Two-sided online matching is a crucial aspect of optimizing social welfare sequentially within economic frameworks, achieved through pairing participants via third-party platforms. These platforms are utilized across various marketplaces such as college admissions, ride-sharing, doctor placement, dating, and job applications. Typically, these markets allocate indivisible ``good'' to multiple agents based on mutual compatibility, with preferences often being unknown due to the large participant volume, making it explicitly challenging. Moreover, matching markets inherently involve scarcity due to limited resources on both sides. This dissertation presents significant advances in statistical sequential modeling for two-sided online matching markets, considering dynamic markets, quota constraints, and participants' incentive compatibility. Situated at the intersection of sequential decision-making algorithm design and economics, this work introduces new algorithms, theories, and insights with applications spanning economics, statistics, and machine learning.
Part I establishes foundational concepts of statistical sequential decision making and relevant economic terminology. Chapter 1 explores bandit algorithms, probability theory, and concentration inequalities, while Chapter 2 elucidates essential concepts of two-sided matching markets from an economic perspective, laying the groundwork for subsequent applications.

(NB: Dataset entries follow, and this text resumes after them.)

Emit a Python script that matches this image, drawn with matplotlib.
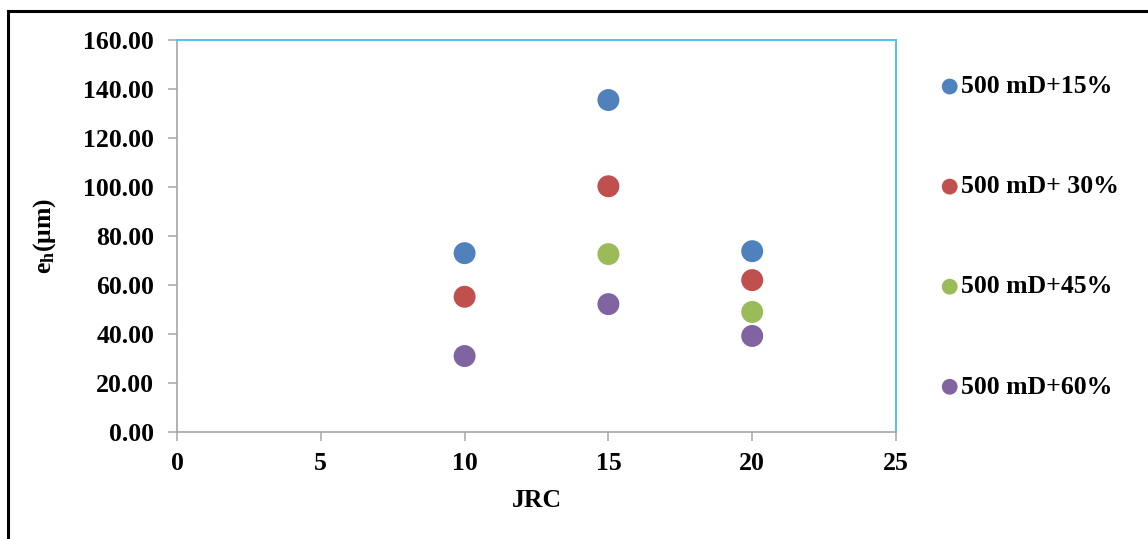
import numpy as np
import matplotlib.pyplot as plt
from matplotlib.patches import Rectangle

jrc = [10, 15, 20]
series_labels = ["500 mD+15%", "500 mD+ 30%", "500 mD+45%", "500 mD+60%"]
eh_15 = [73.0, 135.5, 73.8]
eh_30 = [55.2, 100.3, 62.0]
eh_45 = [np.nan, 72.6, 49.0]
eh_60 = [31.0, 52.2, 39.2]
colors = ["#4F81BD", "#C0504D", "#9BBB59", "#8064A2"]

W, H, DPI = 1148, 539, 100
plt.rcParams["font.family"] = ["Liberation Serif", "DejaVu Serif"]
plt.rcParams["mathtext.fontset"] = "custom"
plt.rcParams["mathtext.rm"] = "Liberation Serif:bold"
plt.rcParams["mathtext.it"] = "Liberation Serif:bold"
plt.rcParams["mathtext.bf"] = "Liberation Serif:bold"

FS = 18.5

fig = plt.figure(figsize=(W / DPI, H / DPI), dpi=DPI)
ax = fig.add_axes([177 / W, 1 - 432 / H, (896 - 177) / W, (432 - 40) / H])

for vals, lab, col in zip([eh_15, eh_30, eh_45, eh_60], series_labels, colors):
    ax.scatter(jrc, vals, s=250, color=col, label=lab, edgecolors="none", zorder=3)

ax.set_xlim(0, 25)
ax.set_ylim(0, 160)
ax.set_xticks(range(0, 26, 5))
ax.set_yticks(range(0, 161, 20))
ax.set_yticklabels([f"{v:.2f}" for v in range(0, 161, 20)])

for side in ["left", "bottom"]:
    ax.spines[side].set_color("#A6A6A6")
    ax.spines[side].set_linewidth(1.2)
for side in ["top", "right"]:
    ax.spines[side].set_color("#4FC3F0")
    ax.spines[side].set_linewidth(1.4)

ax.tick_params(axis="both", which="major", length=6.5, width=1.1, color="#A6A6A6",
               labelsize=FS, direction="out")
ax.tick_params(axis="y", pad=10)
ax.tick_params(axis="x", pad=8)
for t in ax.get_xticklabels() + ax.get_yticklabels():
    t.set_fontweight("bold")

ax.set_xlabel("JRC", fontsize=FS, fontweight="bold", labelpad=10)
ax.set_ylabel(r"e$_\mathregular{h}$(μm)", fontsize=FS, fontweight="bold", labelpad=18)

leg = fig.legend(loc="upper left", bbox_to_anchor=(924 / W, 1 - 65 / H),
                 frameon=False, handletextpad=-0.15, labelspacing=3.0,
                 markerscale=0.72, prop={"family": "Liberation Serif", "weight": "bold", "size": FS},
                 handlelength=1.2, borderaxespad=0)

fig.patches.append(Rectangle((8 / W, -0.1), 1.2, 1 - 11 / H + 0.1, transform=fig.transFigure,
                             fill=False, edgecolor="black", linewidth=2.2, zorder=10))

fig.savefig("out.png", dpi=DPI)
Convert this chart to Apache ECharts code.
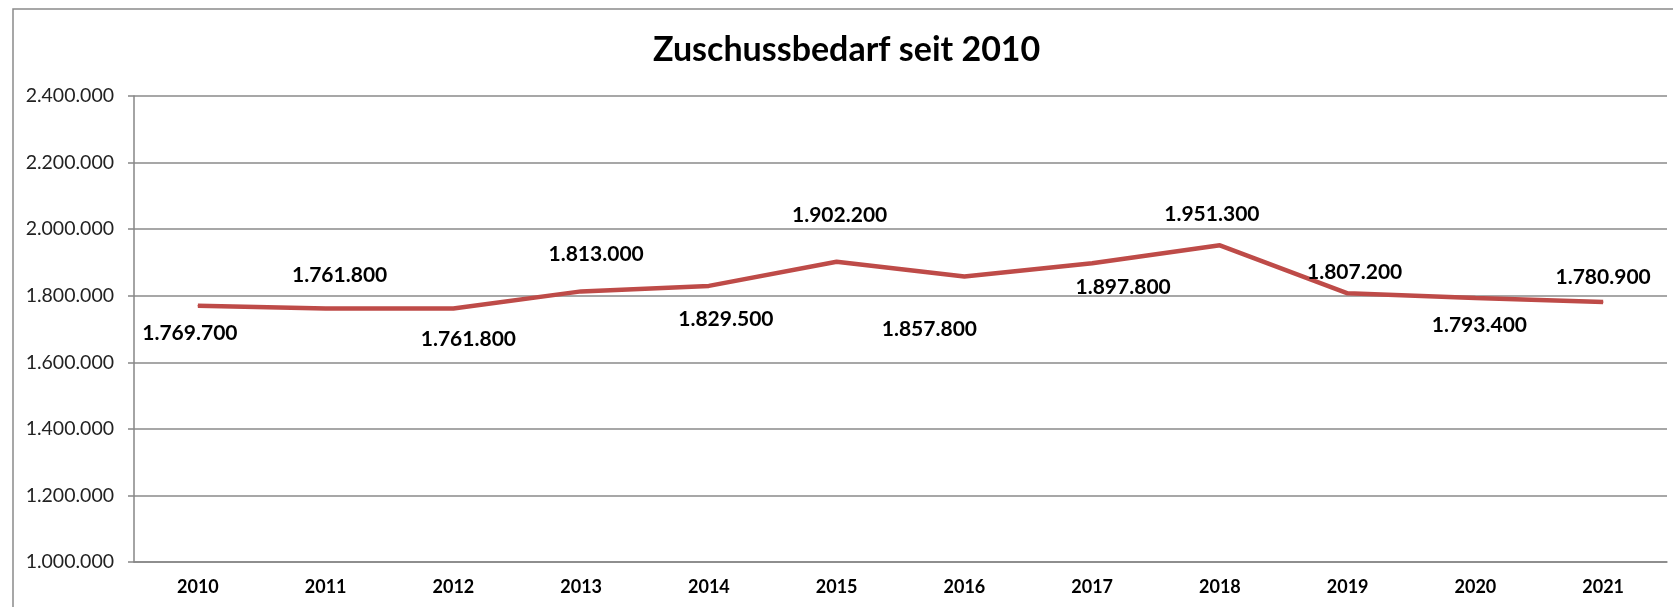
<!DOCTYPE html>
<html>
<head>
<meta charset="utf-8">
<script src="https://cdn.jsdelivr.net/npm/echarts@6/dist/echarts.min.js"></script>
<style>
  html, body { margin: 0; padding: 0; background: #fff; }
  #chart { width: 1673px; height: 607px; }
</style>
</head>
<body>
<div id="chart"></div>
<script>
const years = ['2010', '2011', '2012', '2013', '2014', '2015', '2016', '2017', '2018', '2019', '2020', '2021'];
const zuschuss = [1769700, 1761800, 1761800, 1813000, 1829500, 1902200, 1857800, 1897800, 1951300, 1807200, 1793400, 1780900];
const yTicks = [1000000, 2400000, 200000]; // min, max, step

// label placement like in the original (Excel puts them a bit everywhere)
const labelOffsets = [
  [-8, 27], [14, -33], [15, 31], [15, -37], [17, 33], [3, -46],
  [-35, 53], [31, 24], [-8, -31], [7, -21], [4, 27], [0, -25]
];

// 1769700 -> "1.769.700"
const fmt = v => String(v).replace(/\B(?=(\d{3})+(?!\d))/g, '.');

const chart = echarts.init(document.getElementById('chart'));

const option = {
  backgroundColor: '#fff',
  animation: false,
  title: {
    text: 'Zuschussbedarf seit 2010',
    left: 648,
    top: 28,
    textStyle: { fontFamily: 'Lato', fontWeight: 'bold', fontSize: 34, color: '#000' }
  },
  graphic: [{
    type: 'rect',
    shape: { x: 13, y: 9, width: 1700, height: 640 },
    style: { fill: null, stroke: '#8a8a8a', lineWidth: 1.5 },
    silent: true
  }],
  grid: { left: 134, right: 6, top: 96, bottom: 45 },
  xAxis: {
    type: 'category',
    data: years,
    boundaryGap: true,
    axisLine: { lineStyle: { color: '#868686', width: 1.5 } },
    axisTick: { length: 6, lineStyle: { color: '#868686', width: 1.5 } },
    axisLabel: { fontFamily: 'Lato', fontWeight: 'bold', fontSize: 18, color: '#000', margin: 16 }
  },
  yAxis: {
    type: 'value',
    min: yTicks[0],
    max: yTicks[1],
    interval: yTicks[2],
    axisLine: { show: true, lineStyle: { color: '#868686', width: 1.5 } },
    axisTick: { show: true, length: 6, lineStyle: { color: '#868686', width: 1.5 } },
    splitLine: { lineStyle: { color: '#8a8a8a', width: 1.5 } },
    axisLabel: { fontFamily: 'Lato', fontSize: 19.5, color: '#222', margin: 20, formatter: fmt }
  },
  series: [{
    type: 'line',
    data: zuschuss.map((v, i) => ({
      value: v,
      label: { offset: labelOffsets[i] }
    })),
    symbol: 'circle',
    symbolSize: 1,
    showSymbol: true,
    lineStyle: { color: '#BE4B48', width: 4.5 },
    itemStyle: { color: '#BE4B48' },
    label: {
      show: true,
      position: 'inside',
      align: 'center',
      verticalAlign: 'middle',
      fontFamily: 'Lato',
      fontWeight: 'bold',
      fontSize: 21,
      color: '#000',
      formatter: p => fmt(p.value)
    }
  }]
};

chart.setOption(option);
</script>
</body>
</html>
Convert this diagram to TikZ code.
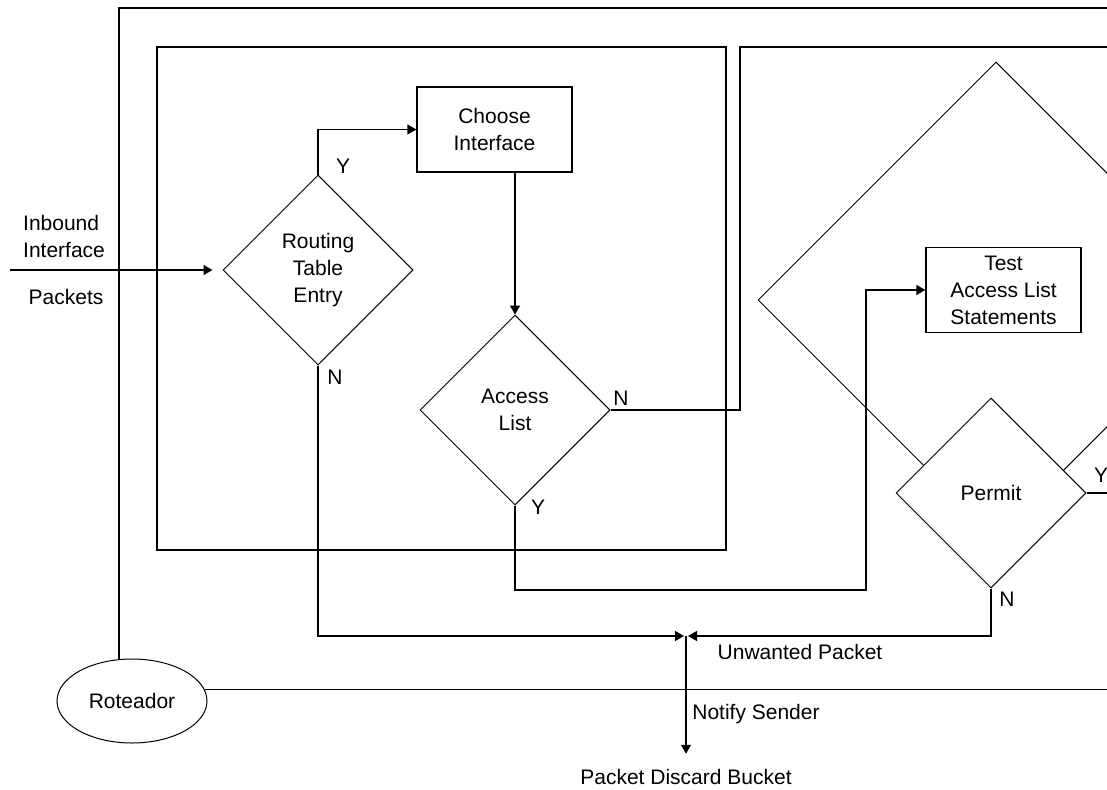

Part II presents a theoretical framework for multi-agent competitive two-sided matching markets, crucial for online recommendation systems in job markets. The first project, detailed in Chapter 3, introduces an online statistical ridge estimation method for the dynamic matching problem (DMP) with its application in the LinkedIn text data. The second project, discussed in Chapter 4, presents an online statistical sequential decision-making method for the competing matching under complementary preferences recommendation problem (CMCPR), along with a novel algorithm addressing both complementary preferences and quota constraints simultaneously.